You're right that using the active learning from a "cold start" isn't very efficient. I think if you're starting a new model the best way is actually to use the terms.teach
recipe and create a word list for the entities you're interested in. Then you can create a rule-based system that starts suggesting you candidate entities, which gives you something to say yes/no to. This then gives the model something to learn from, so the active learning can get started.
You can also start the training by doing manual annotation, with something like BRAT. However I think there's a similar issue, because you want to make sure you select texts which have a decent number of the entities you're interested in. This means you end up using a rule-based approach to "bootstrap" as well.

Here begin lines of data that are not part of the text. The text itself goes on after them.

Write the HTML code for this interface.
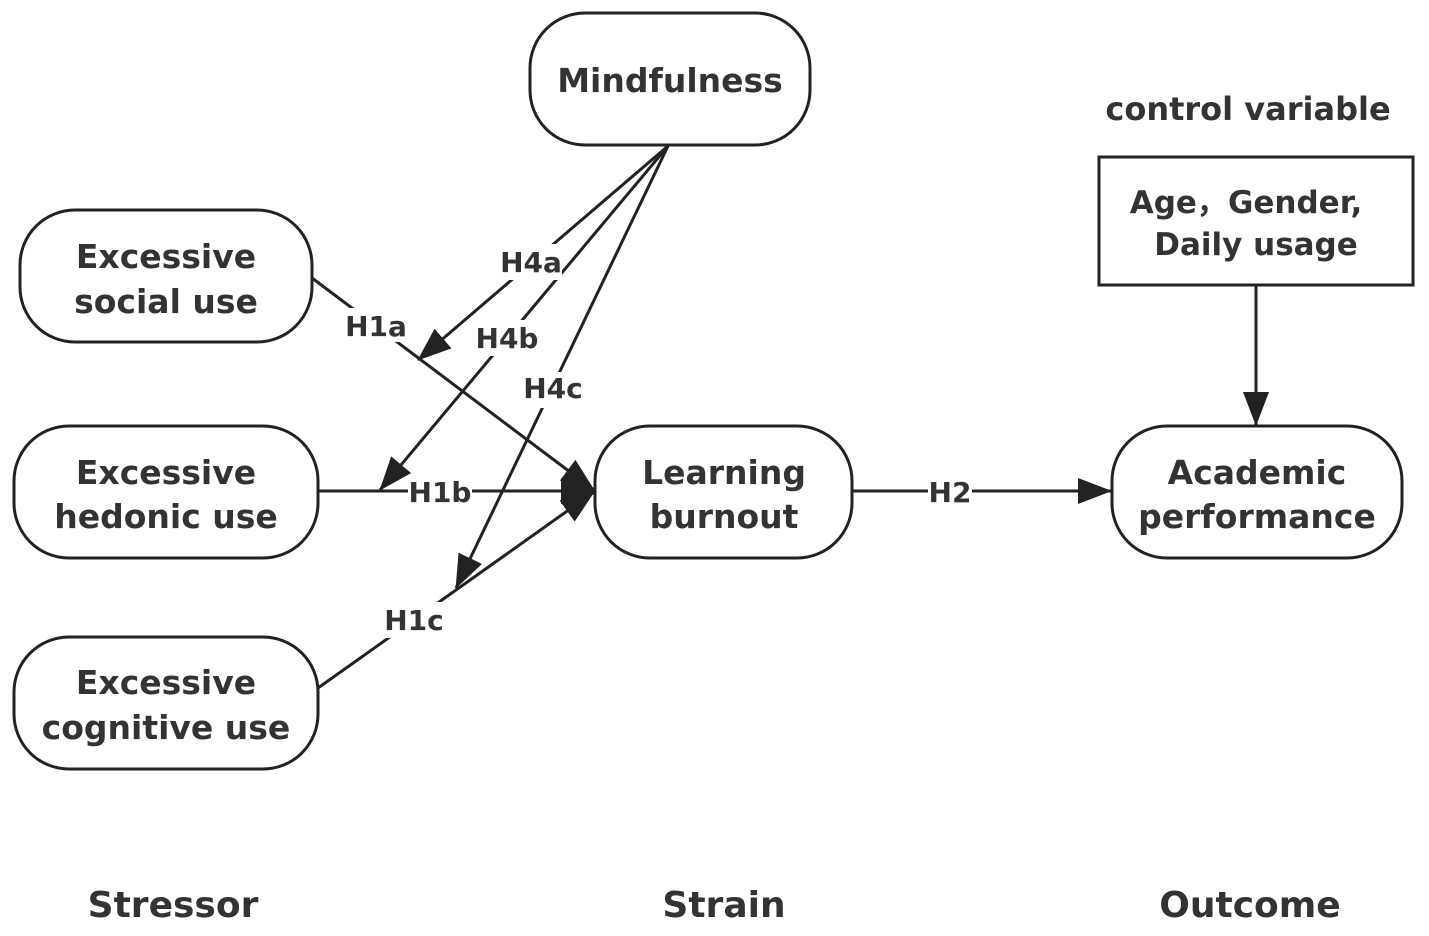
<!DOCTYPE html>
<html><head><meta charset="utf-8"><style>
html,body{margin:0;padding:0;background:#fff;}
svg text{font-family:"DejaVu Sans","Liberation Sans",sans-serif;font-weight:bold;fill:#333;}
</style></head><body>
<svg width="1429" height="931" viewBox="0 0 1429 931" xmlns="http://www.w3.org/2000/svg">
<defs>
<marker id="ah" markerWidth="12" markerHeight="10" refX="11" refY="5" orient="auto" markerUnits="userSpaceOnUse" viewBox="0 0 12 10">
<path d="M0,0 L12,5 L0,10 Z" fill="#222"/>
</marker>
<marker id="ah2" markerWidth="34" markerHeight="26" refX="33" refY="13" orient="auto" markerUnits="userSpaceOnUse" viewBox="0 0 34 26">
<path d="M0,0 L34,13 L0,26 Z" fill="#222"/>
</marker>
</defs>
<g fill="none" stroke="#222" stroke-width="3">
<rect x="530" y="13" width="280" height="132" rx="55"/>
<rect x="20" y="210" width="292" height="132" rx="55"/>
<rect x="14" y="426" width="304" height="132" rx="55"/>
<rect x="14" y="637" width="304" height="132" rx="55"/>
<rect x="595" y="426" width="257" height="132" rx="55"/>
<rect x="1112" y="426" width="290" height="132" rx="55"/>
<rect x="1099" y="157" width="314" height="128" rx="0"/>
</g>
<g stroke="#222" stroke-width="3" fill="none">
<line x1="312" y1="278" x2="594" y2="490" marker-end="url(#ah2)"/>
<line x1="318" y1="491" x2="594" y2="491" marker-end="url(#ah2)"/>
<line x1="318" y1="688" x2="594" y2="492" marker-end="url(#ah2)"/>
<line x1="668" y1="146" x2="418" y2="360" marker-end="url(#ah2)"/>
<line x1="668" y1="146" x2="380" y2="490" marker-end="url(#ah2)"/>
<line x1="668" y1="146" x2="456" y2="588" marker-end="url(#ah2)"/>
<line x1="852" y1="491" x2="1111" y2="491" marker-end="url(#ah2)"/>
<line x1="1256" y1="285" x2="1256" y2="425" marker-end="url(#ah2)"/>
</g>
<g fill="#fff">
<rect x="345" y="308" width="62" height="34"/>
<rect x="500" y="244" width="62" height="36"/>
<rect x="474" y="320" width="66" height="36"/>
<rect x="522" y="372" width="62" height="36"/>
<rect x="408" y="476" width="64" height="32"/>
<rect x="382" y="602" width="64" height="36"/>
<rect x="928" y="476" width="44" height="32"/>
</g>
<g font-size="28">
<text x="376" y="336" text-anchor="middle">H1a</text>
<text x="531" y="272" text-anchor="middle">H4a</text>
<text x="507" y="348" text-anchor="middle">H4b</text>
<text x="553" y="398" text-anchor="middle">H4c</text>
<text x="440" y="502" text-anchor="middle">H1b</text>
<text x="414" y="630" text-anchor="middle">H1c</text>
<text x="950" y="502" text-anchor="middle">H2</text>
</g>
<g font-size="33" text-anchor="middle">
<text x="670" y="92">Mindfulness</text>
<text x="166" y="268">Excessive</text>
<text x="166" y="313">social use</text>
<text x="166" y="484">Excessive</text>
<text x="166" y="528">hedonic use</text>
<text x="166" y="694">Excessive</text>
<text x="166" y="739">cognitive use</text>
<text x="724" y="484">Learning</text>
<text x="724" y="528">burnout</text>
<text x="1257" y="484">Academic</text>
<text x="1257" y="528">performance</text>
<text x="1248" y="120" font-size="32">control variable</text>
<text x="1246" y="213" font-size="31">Age，Gender,</text>
<text x="1256" y="255" font-size="31">Daily usage</text>
<text x="173" y="917" font-size="36">Stressor</text>
<text x="724" y="917" font-size="36">Strain</text>
<text x="1250" y="917" font-size="36">Outcome</text>
</g>
</svg>
</body></html>
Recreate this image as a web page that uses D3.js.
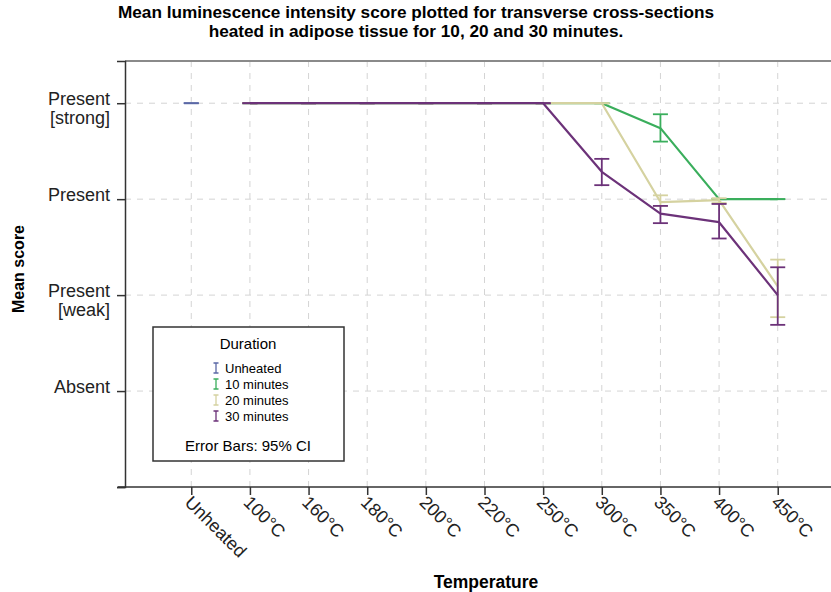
<!DOCTYPE html>
<html>
<head>
<meta charset="utf-8">
<script src="https://cdn.jsdelivr.net/npm/d3@7"></script>
<style>
  body { margin: 0; background: #fff; }
  svg { font-family: "Liberation Sans", Arial, sans-serif; }
</style>
</head>
<body>
<div id="chart"></div>
<script>
// categories on the x axis
const categories = ['Unheated', '100°C', '160°C', '180°C', '200°C', '220°C', '250°C', '300°C', '350°C', '400°C', '450°C'];
const heated = categories.slice(1);

// y tick labels (score 0..3)
const scoreLabels = [
    { value: 3, lines: ['Present', '[strong]'] },
    { value: 2, lines: ['Present'] },
    { value: 1, lines: ['Present', '[weak]'] },
    { value: 0, lines: ['Absent'] },
    { value: -1, lines: [] }
];

// mean scores and 95% CI
const unheatedMean = [3];
const unheatedLow = [3];
const unheatedHigh = [3];

const tenMean = [3, 3, 3, 3, 3, 3, 3, 2.74, 2, 2];
const tenLow = [3, 3, 3, 3, 3, 3, 3, 2.60, 2, 2];
const tenHigh = [3, 3, 3, 3, 3, 3, 3, 2.885, 2, 2];

const twentyMean = [3, 3, 3, 3, 3, 3, 3, 1.97, 1.99, 1.09];
const twentyLow = [3, 3, 3, 3, 3, 3, 3, 1.93, 1.96, 0.77];
const twentyHigh = [3, 3, 3, 3, 3, 3, 3, 2.04, 2.01, 1.37];

const thirtyMean = [3, 3, 3, 3, 3, 3, 2.285, 1.85, 1.76, 1.0];
const thirtyLow = [3, 3, 3, 3, 3, 3, 2.146, 1.75, 1.59, 0.69];
const thirtyHigh = [3, 3, 3, 3, 3, 3, 2.42, 1.93, 1.95, 1.29];

const seriesNames = ['Unheated', '10 minutes', '20 minutes', '30 minutes'];
const seriesColors = ['#5b68a6', '#3aae5c', '#d5d2a0', '#6c3279'];

const width = 831, height = 592;
const margin = { top: 61, left: 125, bottom: 487, right: 844 };

const svg = d3.select('#chart').append('svg')
    .attr('width', width)
    .attr('height', height);

// Build series list from the arrays
const series = [
    { name: seriesNames[0], color: seriesColors[0], cats: ['Unheated'], mean: unheatedMean, low: unheatedLow, high: unheatedHigh },
    { name: seriesNames[1], color: seriesColors[1], cats: heated, mean: tenMean, low: tenLow, high: tenHigh },
    { name: seriesNames[2], color: seriesColors[2], cats: heated, mean: twentyMean, low: twentyLow, high: twentyHigh },
    { name: seriesNames[3], color: seriesColors[3], cats: heated, mean: thirtyMean, low: thirtyLow, high: thirtyHigh }
].map(s => ({
    ...s,
    points: s.cats.map((c, i) => ({ cat: c, mean: s.mean[i], low: s.low[i], high: s.high[i] }))
}));

const x = d3.scalePoint()
    .domain(categories)
    .range([margin.left, margin.right])
    .padding(1.13);

const y = d3.scaleLinear()
    .domain([-1, 3.44])
    .range([margin.bottom, margin.top]);

// Grid lines
const grid = svg.append('g').attr('class', 'grid')
    .attr('stroke', '#d4d4d4')
    .attr('stroke-width', 1)
    .attr('stroke-dasharray', '6,6');

grid.selectAll('line.v')
    .data(categories)
    .join('line')
    .attr('class', 'v')
    .attr('x1', d => x(d)).attr('x2', d => x(d))
    .attr('y1', margin.top).attr('y2', margin.bottom);

grid.selectAll('line.h')
    .data(scoreLabels.filter(d => d.value >= 0))
    .join('line')
    .attr('class', 'h')
    .attr('x1', margin.left).attr('x2', width)
    .attr('y1', d => y(d.value)).attr('y2', d => y(d.value));

// Top frame line
svg.append('line')
    .attr('x1', margin.left).attr('x2', width)
    .attr('y1', margin.top).attr('y2', margin.top)
    .attr('stroke', '#8a8a8a')
    .attr('stroke-width', 2);

// Lines and error bars
const line = d3.line()
    .x(d => x(d.cat))
    .y(d => y(d.mean));

const capHalf = 7.5;

series.forEach(s => {
    const g = svg.append('g').attr('class', 'series');

    if (s.points.length > 1) {
        g.append('path')
            .datum(s.points)
            .attr('fill', 'none')
            .attr('stroke', s.color)
            .attr('stroke-width', 2.2)
            .attr('stroke-linejoin', 'round')
            .attr('d', line);
    }

    const bars = g.selectAll('g.bar')
        .data(s.points)
        .join('g')
        .attr('class', 'bar')
        .attr('stroke', s.color)
        .attr('stroke-width', 1.8);

    bars.append('line')
        .attr('x1', d => x(d.cat)).attr('x2', d => x(d.cat))
        .attr('y1', d => y(d.low)).attr('y2', d => y(d.high));

    bars.append('line')
        .attr('x1', d => x(d.cat) - capHalf).attr('x2', d => x(d.cat) + capHalf)
        .attr('y1', d => y(d.low)).attr('y2', d => y(d.low));

    bars.append('line')
        .attr('x1', d => x(d.cat) - capHalf).attr('x2', d => x(d.cat) + capHalf)
        .attr('y1', d => y(d.high)).attr('y2', d => y(d.high));
});

// Y axis
const yAxis = svg.append('g')
    .attr('transform', `translate(${margin.left},0)`)
    .call(d3.axisLeft(y)
        .tickValues(scoreLabels.map(d => d.value))
        .tickSize(8)
        .tickFormat(''));

yAxis.select('.domain').attr('stroke', '#333').attr('stroke-width', 1.5);
yAxis.selectAll('.tick line').attr('stroke', '#333').attr('stroke-width', 1.5);

const yLabels = svg.append('g');
scoreLabels.forEach(d => {
    const t = yLabels.append('text')
        .attr('text-anchor', 'end')
        .attr('font-size', 18)
        .attr('fill', '#222')
        .attr('x', 110)
        .attr('y', y(d.value) + 2);
    d.lines.forEach((ln, i) => {
        t.append('tspan')
            .attr('x', 110)
            .attr('dy', i === 0 ? 0 : 19)
            .text(ln);
    });
});

// X axis
const xAxis = svg.append('g')
    .attr('transform', `translate(0,${margin.bottom})`)
    .call(d3.axisBottom(x).tickSize(8).tickSizeOuter(0).tickFormat(''));

xAxis.select('.domain').attr('stroke', '#333').attr('stroke-width', 1.5)
    .attr('d', `M${margin.left - 7},0H${width}`);
xAxis.selectAll('.tick line').attr('stroke', '#333').attr('stroke-width', 1.5);

svg.append('g')
    .selectAll('text')
    .data(categories)
    .join('text')
    .attr('transform', d => `translate(${x(d) - 3},${margin.bottom + 12}) rotate(45)`)
    .attr('text-anchor', 'start')
    .attr('dy', '0.35em')
    .attr('font-size', 18)
    .attr('fill', '#222')
    .text(d => d);

// Axis titles
svg.append('text')
    .attr('x', 486)
    .attr('y', 588)
    .attr('text-anchor', 'middle')
    .attr('font-size', 17.5)
    .attr('font-weight', 'bold')
    .text('Temperature');

svg.append('text')
    .attr('transform', 'translate(24,269) rotate(-90)')
    .attr('text-anchor', 'middle')
    .attr('font-size', 16)
    .attr('font-weight', 'bold')
    .text('Mean score');

// Title
const title = svg.append('text')
    .attr('text-anchor', 'middle')
    .attr('font-size', 17.2)
    .attr('font-weight', 'bold');
title.append('tspan').attr('x', 416).attr('y', 18)
    .text('Mean luminescence intensity score plotted for transverse cross-sections');
title.append('tspan').attr('x', 416).attr('y', 37)
    .text('heated in adipose tissue for 10, 20 and 30 minutes.');

// Legend
const legend = svg.append('g').attr('transform', 'translate(153,327)');

legend.append('rect')
    .attr('width', 191)
    .attr('height', 134)
    .attr('fill', '#fff')
    .attr('stroke', '#333')
    .attr('stroke-width', 1.5);

legend.append('text')
    .attr('x', 95)
    .attr('y', 22)
    .attr('text-anchor', 'middle')
    .attr('font-size', 15)
    .text('Duration');

const items = legend.selectAll('g.item')
    .data(series)
    .join('g')
    .attr('class', 'item')
    .attr('transform', (d, i) => `translate(63,${41 + i * 16})`);

items.append('path')
    .attr('d', 'M-2.5,-5H2.5M0,-5V5M-2.5,5H2.5')
    .attr('stroke', d => d.color)
    .attr('stroke-width', 1.3)
    .attr('fill', 'none');

items.append('text')
    .attr('x', 9)
    .attr('y', 5)
    .attr('font-size', 13)
    .text(d => d.name);

legend.append('text')
    .attr('x', 95)
    .attr('y', 124)
    .attr('text-anchor', 'middle')
    .attr('font-size', 15)
    .text('Error Bars: 95% CI');
</script>
</body>
</html>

We're working on a tutorial and an extra NER recipe, ner.bootstrap
, that makes this workflow more explicit. It's working quite well in our testing so far, especially when using more detailed patterns with spaCy's Matcher
class.
You can control this by setting the sorter in the recipe, but by default we use what the literature calls "uncertainty sampling": we pick examples where the confidence is closest to 0.5. This policy produces the largest expected gradient. There are some tricks to doing this nicely in a streaming setting, while keeping the application responsive. Sometimes it's good to bias the sampling towards predictions of "True", because we can use annotations that are marked "accept" more directly. If we answer "reject" we don't come away knowing the annotation, just that the model was wrong.
The uncertainty sampling is done by the function prefer_uncertain
. The bias
argument lets you shift towards predictions closer to 1.0 or 0.0. By default, the ner.teach
recipe sets a bias of 0.8.